# Set task
Leaving out the pictures, retype the lines from the beginning of the listing through the line containing "from matplotlib.ticker import".
[BEGIN]
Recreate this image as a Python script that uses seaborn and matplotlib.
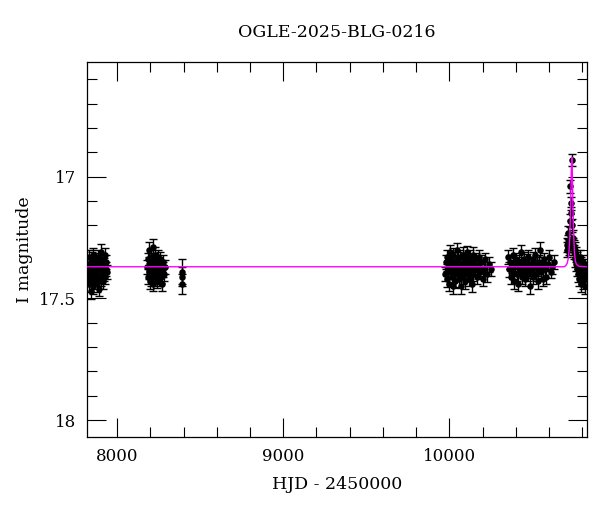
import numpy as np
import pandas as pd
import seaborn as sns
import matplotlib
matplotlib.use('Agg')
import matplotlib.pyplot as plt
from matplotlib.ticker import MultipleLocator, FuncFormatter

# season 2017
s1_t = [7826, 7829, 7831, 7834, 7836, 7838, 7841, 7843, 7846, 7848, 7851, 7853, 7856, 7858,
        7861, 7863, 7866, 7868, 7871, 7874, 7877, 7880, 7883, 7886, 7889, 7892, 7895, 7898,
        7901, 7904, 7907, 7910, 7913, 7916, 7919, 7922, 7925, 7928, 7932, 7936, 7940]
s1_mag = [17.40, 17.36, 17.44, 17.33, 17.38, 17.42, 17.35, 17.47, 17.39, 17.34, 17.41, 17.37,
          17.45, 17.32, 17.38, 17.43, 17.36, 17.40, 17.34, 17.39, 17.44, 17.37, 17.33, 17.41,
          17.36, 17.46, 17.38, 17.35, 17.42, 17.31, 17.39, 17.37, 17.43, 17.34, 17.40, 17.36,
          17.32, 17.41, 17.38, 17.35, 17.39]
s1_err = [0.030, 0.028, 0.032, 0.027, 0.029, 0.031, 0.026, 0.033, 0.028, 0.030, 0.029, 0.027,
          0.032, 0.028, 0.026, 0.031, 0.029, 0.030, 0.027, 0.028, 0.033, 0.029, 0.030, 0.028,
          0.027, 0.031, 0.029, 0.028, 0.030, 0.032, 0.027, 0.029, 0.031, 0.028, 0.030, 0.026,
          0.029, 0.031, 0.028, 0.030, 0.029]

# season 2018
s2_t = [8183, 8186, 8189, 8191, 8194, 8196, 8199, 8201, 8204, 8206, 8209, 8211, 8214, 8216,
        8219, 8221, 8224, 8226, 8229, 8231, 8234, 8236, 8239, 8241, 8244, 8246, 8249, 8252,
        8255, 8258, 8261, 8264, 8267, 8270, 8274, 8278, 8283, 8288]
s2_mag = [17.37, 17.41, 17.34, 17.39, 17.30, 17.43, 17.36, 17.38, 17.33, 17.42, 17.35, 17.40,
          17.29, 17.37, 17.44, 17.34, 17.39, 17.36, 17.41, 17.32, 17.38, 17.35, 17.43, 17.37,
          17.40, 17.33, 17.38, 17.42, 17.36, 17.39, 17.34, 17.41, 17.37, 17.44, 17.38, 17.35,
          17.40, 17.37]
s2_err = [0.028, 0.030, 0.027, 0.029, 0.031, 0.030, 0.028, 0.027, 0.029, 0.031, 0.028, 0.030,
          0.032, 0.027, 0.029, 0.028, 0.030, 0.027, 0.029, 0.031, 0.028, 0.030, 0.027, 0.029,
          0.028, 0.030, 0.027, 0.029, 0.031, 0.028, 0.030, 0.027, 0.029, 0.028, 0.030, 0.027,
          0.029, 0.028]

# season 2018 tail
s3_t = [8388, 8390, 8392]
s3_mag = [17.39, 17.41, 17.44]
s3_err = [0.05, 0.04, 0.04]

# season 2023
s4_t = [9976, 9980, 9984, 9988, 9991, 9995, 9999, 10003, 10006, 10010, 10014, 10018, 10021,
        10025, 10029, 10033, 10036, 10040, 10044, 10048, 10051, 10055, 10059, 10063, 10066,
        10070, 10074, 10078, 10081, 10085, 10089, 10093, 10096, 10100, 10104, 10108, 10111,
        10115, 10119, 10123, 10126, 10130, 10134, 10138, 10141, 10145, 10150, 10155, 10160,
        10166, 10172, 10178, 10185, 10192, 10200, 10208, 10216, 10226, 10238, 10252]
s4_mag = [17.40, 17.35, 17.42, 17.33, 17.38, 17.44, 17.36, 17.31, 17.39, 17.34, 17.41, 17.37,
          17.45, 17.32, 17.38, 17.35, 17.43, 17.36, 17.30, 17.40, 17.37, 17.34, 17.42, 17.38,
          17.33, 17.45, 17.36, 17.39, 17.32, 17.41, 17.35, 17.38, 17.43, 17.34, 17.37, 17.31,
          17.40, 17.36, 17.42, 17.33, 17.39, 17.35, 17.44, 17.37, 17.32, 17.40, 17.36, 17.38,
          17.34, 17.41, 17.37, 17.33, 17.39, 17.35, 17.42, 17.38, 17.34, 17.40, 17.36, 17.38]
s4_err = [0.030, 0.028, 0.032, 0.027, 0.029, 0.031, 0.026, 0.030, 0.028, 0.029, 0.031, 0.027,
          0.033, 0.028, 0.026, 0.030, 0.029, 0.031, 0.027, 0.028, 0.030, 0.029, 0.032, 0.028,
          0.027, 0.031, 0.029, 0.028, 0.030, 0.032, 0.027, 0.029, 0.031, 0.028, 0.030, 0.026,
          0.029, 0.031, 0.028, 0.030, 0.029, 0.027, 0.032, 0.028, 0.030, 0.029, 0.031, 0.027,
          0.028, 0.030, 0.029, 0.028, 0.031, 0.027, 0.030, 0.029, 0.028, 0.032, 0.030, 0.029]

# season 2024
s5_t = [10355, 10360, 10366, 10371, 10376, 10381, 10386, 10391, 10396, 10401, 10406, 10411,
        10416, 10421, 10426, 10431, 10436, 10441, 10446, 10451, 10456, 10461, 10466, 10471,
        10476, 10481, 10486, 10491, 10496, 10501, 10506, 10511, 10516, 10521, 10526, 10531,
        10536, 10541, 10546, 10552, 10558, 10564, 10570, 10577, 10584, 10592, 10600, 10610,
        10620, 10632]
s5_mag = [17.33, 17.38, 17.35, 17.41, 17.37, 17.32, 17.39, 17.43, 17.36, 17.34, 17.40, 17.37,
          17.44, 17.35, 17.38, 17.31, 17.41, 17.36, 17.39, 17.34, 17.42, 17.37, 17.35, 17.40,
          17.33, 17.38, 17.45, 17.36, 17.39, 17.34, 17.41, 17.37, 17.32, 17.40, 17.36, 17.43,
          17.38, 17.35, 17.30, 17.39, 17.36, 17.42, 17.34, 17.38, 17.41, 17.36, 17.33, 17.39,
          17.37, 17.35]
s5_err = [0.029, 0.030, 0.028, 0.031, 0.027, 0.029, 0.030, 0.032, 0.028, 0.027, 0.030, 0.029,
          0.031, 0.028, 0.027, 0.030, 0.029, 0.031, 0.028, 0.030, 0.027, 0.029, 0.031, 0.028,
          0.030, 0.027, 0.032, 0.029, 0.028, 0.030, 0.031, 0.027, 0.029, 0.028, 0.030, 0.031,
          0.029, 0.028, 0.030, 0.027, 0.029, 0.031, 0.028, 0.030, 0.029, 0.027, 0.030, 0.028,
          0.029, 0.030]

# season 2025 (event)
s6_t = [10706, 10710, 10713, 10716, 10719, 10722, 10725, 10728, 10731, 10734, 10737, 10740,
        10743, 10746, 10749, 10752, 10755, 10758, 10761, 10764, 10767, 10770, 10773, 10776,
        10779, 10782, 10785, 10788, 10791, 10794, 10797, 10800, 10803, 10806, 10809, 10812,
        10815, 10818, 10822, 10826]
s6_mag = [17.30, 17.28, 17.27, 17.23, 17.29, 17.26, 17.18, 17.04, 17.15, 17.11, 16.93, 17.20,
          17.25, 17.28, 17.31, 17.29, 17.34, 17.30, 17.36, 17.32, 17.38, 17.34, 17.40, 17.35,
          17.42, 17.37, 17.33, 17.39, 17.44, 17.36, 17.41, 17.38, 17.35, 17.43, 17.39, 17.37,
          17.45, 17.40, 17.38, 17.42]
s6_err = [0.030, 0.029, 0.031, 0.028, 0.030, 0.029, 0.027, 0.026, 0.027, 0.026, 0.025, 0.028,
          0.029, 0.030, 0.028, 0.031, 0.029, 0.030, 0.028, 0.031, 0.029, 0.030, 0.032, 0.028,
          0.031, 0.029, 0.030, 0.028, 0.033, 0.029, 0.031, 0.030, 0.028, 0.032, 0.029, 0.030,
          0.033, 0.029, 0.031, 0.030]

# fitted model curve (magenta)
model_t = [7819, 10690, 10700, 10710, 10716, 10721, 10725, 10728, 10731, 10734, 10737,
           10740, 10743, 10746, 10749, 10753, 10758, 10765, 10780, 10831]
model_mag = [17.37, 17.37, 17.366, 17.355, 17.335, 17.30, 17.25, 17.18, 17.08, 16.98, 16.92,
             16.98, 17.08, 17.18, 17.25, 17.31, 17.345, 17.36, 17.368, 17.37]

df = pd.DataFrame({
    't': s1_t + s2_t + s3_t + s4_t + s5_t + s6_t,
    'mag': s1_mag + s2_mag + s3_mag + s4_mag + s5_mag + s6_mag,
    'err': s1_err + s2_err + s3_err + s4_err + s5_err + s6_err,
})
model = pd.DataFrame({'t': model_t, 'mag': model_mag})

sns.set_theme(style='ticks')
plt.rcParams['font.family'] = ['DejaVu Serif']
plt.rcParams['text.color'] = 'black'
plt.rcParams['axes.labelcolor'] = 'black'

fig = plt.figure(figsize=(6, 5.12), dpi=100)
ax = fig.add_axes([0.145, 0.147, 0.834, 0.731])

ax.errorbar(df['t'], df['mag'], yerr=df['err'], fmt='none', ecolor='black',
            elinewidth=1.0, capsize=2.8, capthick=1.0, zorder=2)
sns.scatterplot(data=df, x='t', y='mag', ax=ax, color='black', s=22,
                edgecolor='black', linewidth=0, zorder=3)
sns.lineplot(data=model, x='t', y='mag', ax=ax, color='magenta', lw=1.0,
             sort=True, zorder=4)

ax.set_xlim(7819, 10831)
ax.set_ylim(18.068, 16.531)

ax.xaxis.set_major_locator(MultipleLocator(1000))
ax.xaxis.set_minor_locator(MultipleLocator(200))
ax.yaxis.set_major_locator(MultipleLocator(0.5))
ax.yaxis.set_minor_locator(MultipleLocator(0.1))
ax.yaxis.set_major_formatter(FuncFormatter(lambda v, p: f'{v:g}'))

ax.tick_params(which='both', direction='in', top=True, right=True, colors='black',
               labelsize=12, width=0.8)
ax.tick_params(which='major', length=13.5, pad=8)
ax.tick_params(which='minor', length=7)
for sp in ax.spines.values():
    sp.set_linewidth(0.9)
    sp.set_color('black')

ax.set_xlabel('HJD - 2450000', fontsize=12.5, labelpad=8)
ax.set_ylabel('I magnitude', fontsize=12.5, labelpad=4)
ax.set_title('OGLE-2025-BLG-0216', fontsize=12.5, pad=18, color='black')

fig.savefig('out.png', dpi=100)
[END]
# Completed exercise
Recreate this image as a Python script that uses seaborn and matplotlib.
import numpy as np
import pandas as pd
import seaborn as sns
import matplotlib
matplotlib.use('Agg')
import matplotlib.pyplot as plt
from matplotlib.ticker import MultipleLocator, FuncFormatter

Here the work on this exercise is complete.